夫婦愛を育む 60
「心の準備なんかなくていいから…」

ナビゲーター:橘 幸世

 金元弼(キム・ウォンピル)先生との思い出を続けて書きたいと思います。

 1990年代半ば、ヨーロッパにいた時、先生が私たちの教会を訪れてくださいました。
 そこには先生をこよなく敬愛している現地メンバーがいました。奥さまによれば、彼は毎年年末に水行で身を清めてから先生に韓国語で手紙を書いていたそうです。

 兄弟姉妹が集まり、先生の講話を車座になって聴く際、彼が先生の通訳を志願しました。
 先生はソファーに座られ、隣のソファーに座るよう促されましたが、彼は恐れ多いと、先生の足元、じゅうたん敷の床に正座して訳し始めます。けれど、その日彼の体調が芳しくなく、代役として私に声が掛かりました。

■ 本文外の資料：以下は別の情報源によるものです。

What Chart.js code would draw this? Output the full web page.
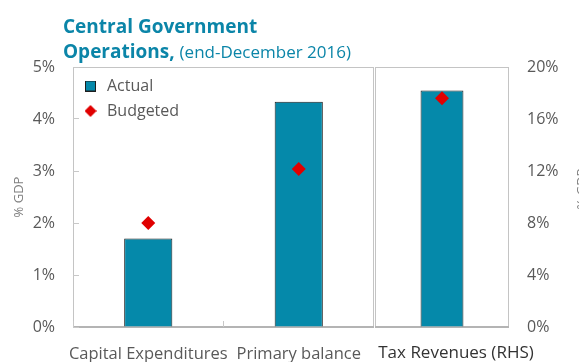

 その時の私は葛藤の最中にあり、気持ちの面であまり元気ではありませんでした。お父様の一番弟子のかたの前に爽やかに出られる状態ではありません。
 「前に出て訳しなさい」と言われたのに対し、「心の準備ができていません」と率直に申し上げました(言えちゃうところが末っ子の特権かもしれません)。
 今になって振り返ると、これが私がウォンピル先生に発した最初の言葉です。

 すると、「心の準備なんかなくていいから、ただ隣に座って私の言うことを訳せばいいんだよ」と手招きされるので、私は先生の隣のソファーに遠慮せず座り、先生が日本語で語られるのを英語にして皆に伝えました。一言も訳し漏らすまいと丁寧にしたので、先生も現地メンバーも喜んでくれました。

金元弼先生

 役目を果たせて安堵するとともに、それは私にとって大切な思い出となりました。
 滅多にない貴重な機会、どうせなら信仰に燃えて喜んでいる時にお会いしたい(いい自分を見せたい)のが人情かと思います。
 かと言って、元気でもないのに無理して元気なそぶりをするのもつらいものです。そのままの自分を出して、そのまま受け止めていただいた。人として信仰者としての開きを超えた、こんな自然体の関わり方が、家族ならではなのかもしれません。

 この思い出を書いている時、丹波新聞の3月6日付電子記事が目に留まりました。「佛教大学小学生俳句大賞」の特別賞を受賞した句が紹介されていたのです。

 「母の日に なんにもしない それがうち」

 詠んだのは小学4年生の女の子。正直に、何のてらいもなく「それがうち」と言い切っている点が評価されて、応募総数21,168句の中から6位に相当する特別賞に選ばれました。

 他の家と比べることもなく、うちはうちでいい、という素直な気持ちを出せる彼女は、なんと自由なのでしょう。安心感と信頼感が伝わってきますね。何もしなくてもお母さんには感謝している、そんな彼女を育んだ自然体家族。増えますように。